Talks and presentations

A Fisher’s Exact Test Interpretation of the TF-IDF Term-weighting Scheme

November 28, 2024

Talk, Dalhousie University, Halifax, Canada

Term frequency–inverse document frequency, or TF–IDF for short, is arguably the most celebrated mathematical expression in the history of information retrieval. Conceived as a simple heuristic quantifying the extent to which a given term’s occurrences are concentrated in any one given document out of many, TF–IDF and its many variants are routinely used as term-weighting schemes in diverse text analysis applications. There is a growing body of scholarship dedicated to placing TF–IDF on a sound theoretical foundation. In this talk, I build on that tradition by motivating TF–IDF to the statistics community by deriving the famed expression from a significance testing perspective. I will sketch out how TF–IDF is, under some admittedly restrictive conditions, asymptotically equal to the negative logarithm of a one-tailed Fisher’s exact (significance) test p-value. The Fisher’s exact test interpretation of TF–IDF equips the working statistician with a justification for TF–IDF’s use together with a ready explanation of its long-established effectiveness. Presentation slides are available here.

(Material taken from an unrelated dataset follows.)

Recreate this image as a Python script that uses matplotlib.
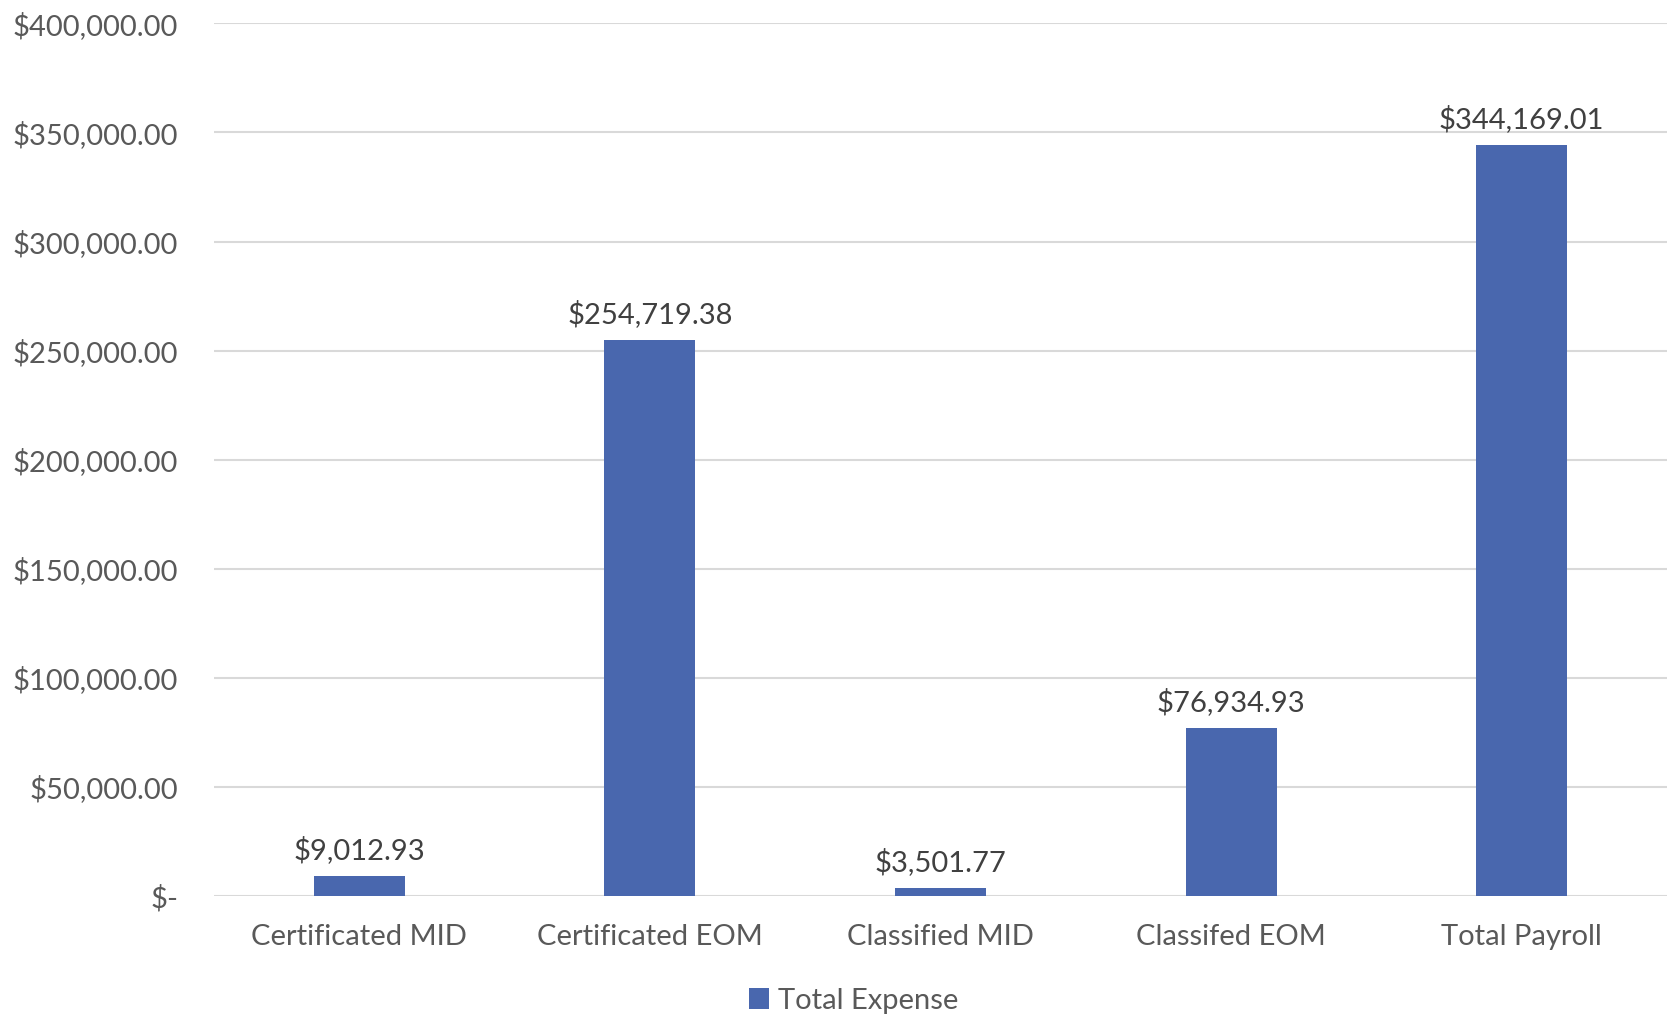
import matplotlib.pyplot as plt
import numpy as np
from matplotlib.ticker import FuncFormatter

categories = ["Certificated MID", "Certificated EOM", "Classified MID", "Classifed EOM", "Total Payroll"]
total_expense = [9012.93, 254719.38, 3501.77, 76934.93, 344169.01]
series_name = "Total Expense"

bar_color = "#4967AE"
text_color = "#595959"
plt.rcParams['font.family'] = ['Lato', 'DejaVu Sans']

fig = plt.figure(figsize=(16.67, 10.17), dpi=100)
ax = fig.add_axes([0.1284, 0.119, 0.8716, 0.858])

x = np.arange(len(categories))
bars = ax.bar(x, total_expense, width=0.313, color=bar_color, label=series_name, zorder=3)

for xi, v in zip(x, total_expense):
    ax.annotate(f"${v:,.2f}", (xi, v), xytext=(0, 9), textcoords="offset points",
                ha="center", va="bottom", fontsize=21, color="#404040")

ax.set_xlim(-0.5, len(categories) - 0.5)
ax.set_ylim(0, 400000)
ax.set_yticks(np.arange(0, 400001, 50000))
ax.yaxis.set_major_formatter(FuncFormatter(lambda v, p: "$-" if v == 0 else f"${v:,.2f}"))
ax.set_xticks(x)
ax.set_xticklabels(categories)
ax.tick_params(axis="both", length=0, labelsize=21, colors=text_color)
ax.tick_params(axis="y", pad=26)
ax.tick_params(axis="x", pad=20)
ax.grid(axis="y", color="#D9D9D9", linewidth=1.5, zorder=0)
for s in ax.spines.values():
    s.set_visible(False)

leg = fig.legend(loc="center", bbox_to_anchor=(0.512, 0.016), frameon=False, fontsize=21,
                 handlelength=0.7, handleheight=0.7, handletextpad=0.3)
for t in leg.get_texts():
    t.set_color(text_color)

fig.savefig("out.png", dpi=100)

The Literary Theme Ontology for Media Annotation and Information Retrieval

September 24, 2019

Talk, The Medical University of Graz, Graz, Austria

Abstract: Literary theme identification and interpretation is a focal point of literary studies scholarship. Classical forms of literary scholarship, such as close reading, have flourished with scarcely any need for commonly defined literary themes. However, the rise in popularity of collaborative and algorithmic analyses of literary themes in works of fiction, together with a requirement for computational searching and indexing facilities for large corpora, creates the need for a collection of shared literary themes to ensure common terminology and definitions. To address this need, we here introduce a first draft of the Literary Theme Ontology. Inspired by a traditional framing from literary theory, the ontology comprises literary themes drawn from the authors own analyses, reference books, and online sources.